== Challenge ==
Quote exactly the lines from the start of the entries to the one with "threads = ['1', '2', '4', '8', '16', '32', '64', '128']", both ends included.

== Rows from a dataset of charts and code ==
>>
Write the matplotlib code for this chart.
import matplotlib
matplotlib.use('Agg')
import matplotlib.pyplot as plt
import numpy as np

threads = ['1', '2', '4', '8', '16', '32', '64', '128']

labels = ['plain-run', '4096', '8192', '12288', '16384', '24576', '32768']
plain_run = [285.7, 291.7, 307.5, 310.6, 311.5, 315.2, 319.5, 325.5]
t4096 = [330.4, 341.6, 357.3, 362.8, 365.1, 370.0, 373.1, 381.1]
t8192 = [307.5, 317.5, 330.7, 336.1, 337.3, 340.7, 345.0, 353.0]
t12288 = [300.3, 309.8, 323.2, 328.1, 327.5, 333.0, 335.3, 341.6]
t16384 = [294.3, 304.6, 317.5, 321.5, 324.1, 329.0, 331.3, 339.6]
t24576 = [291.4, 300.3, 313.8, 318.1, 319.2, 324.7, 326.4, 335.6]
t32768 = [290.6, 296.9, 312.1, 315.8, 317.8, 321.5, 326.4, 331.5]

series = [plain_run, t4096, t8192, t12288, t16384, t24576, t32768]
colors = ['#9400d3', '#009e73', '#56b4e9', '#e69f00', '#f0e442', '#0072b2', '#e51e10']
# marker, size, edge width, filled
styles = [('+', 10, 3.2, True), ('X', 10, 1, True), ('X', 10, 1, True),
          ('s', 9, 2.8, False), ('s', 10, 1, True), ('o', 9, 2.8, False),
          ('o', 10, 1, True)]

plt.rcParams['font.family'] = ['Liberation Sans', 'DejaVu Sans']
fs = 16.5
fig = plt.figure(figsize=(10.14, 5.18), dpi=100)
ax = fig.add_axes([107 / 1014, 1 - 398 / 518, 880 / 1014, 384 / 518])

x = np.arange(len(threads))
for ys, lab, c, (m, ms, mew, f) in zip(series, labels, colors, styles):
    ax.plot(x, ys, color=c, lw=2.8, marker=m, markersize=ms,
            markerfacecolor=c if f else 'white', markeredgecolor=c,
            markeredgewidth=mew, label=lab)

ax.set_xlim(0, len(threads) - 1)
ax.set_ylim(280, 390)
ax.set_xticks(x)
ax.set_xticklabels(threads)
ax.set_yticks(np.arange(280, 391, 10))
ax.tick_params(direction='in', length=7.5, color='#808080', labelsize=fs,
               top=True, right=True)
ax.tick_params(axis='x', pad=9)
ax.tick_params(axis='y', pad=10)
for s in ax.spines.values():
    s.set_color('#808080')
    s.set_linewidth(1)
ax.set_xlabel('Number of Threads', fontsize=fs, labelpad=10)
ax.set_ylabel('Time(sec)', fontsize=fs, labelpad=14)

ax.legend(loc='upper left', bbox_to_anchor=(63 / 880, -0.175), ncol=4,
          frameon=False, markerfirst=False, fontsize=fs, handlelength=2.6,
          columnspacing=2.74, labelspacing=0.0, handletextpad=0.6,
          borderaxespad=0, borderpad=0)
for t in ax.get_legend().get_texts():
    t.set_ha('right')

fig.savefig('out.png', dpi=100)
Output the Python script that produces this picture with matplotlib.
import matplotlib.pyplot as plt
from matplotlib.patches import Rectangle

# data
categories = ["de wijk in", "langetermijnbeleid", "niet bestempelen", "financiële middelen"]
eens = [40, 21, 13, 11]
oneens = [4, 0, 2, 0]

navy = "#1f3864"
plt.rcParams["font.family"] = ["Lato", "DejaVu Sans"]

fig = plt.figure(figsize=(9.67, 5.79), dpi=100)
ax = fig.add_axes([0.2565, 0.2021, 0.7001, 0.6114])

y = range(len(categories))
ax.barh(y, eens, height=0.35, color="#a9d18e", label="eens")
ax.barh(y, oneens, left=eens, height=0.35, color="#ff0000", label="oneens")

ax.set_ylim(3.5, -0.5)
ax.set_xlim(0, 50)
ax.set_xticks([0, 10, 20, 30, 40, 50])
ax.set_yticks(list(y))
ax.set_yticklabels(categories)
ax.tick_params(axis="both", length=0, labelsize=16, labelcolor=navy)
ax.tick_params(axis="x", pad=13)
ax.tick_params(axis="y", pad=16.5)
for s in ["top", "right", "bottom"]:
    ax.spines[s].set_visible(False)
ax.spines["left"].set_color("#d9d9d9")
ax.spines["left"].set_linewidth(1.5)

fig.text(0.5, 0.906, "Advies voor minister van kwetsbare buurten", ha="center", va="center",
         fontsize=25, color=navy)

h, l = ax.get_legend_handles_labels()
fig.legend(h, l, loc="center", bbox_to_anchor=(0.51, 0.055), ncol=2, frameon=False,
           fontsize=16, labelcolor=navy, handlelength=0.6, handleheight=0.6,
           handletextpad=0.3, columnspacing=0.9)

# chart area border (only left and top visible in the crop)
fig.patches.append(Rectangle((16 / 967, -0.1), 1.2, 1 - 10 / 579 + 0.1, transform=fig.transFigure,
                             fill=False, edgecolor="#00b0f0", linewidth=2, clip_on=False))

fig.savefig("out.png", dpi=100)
<<
== Exercise response ==
Write the matplotlib code for this chart.
import matplotlib
matplotlib.use('Agg')
import matplotlib.pyplot as plt
import numpy as np

threads = ['1', '2', '4', '8', '16', '32', '64', '128']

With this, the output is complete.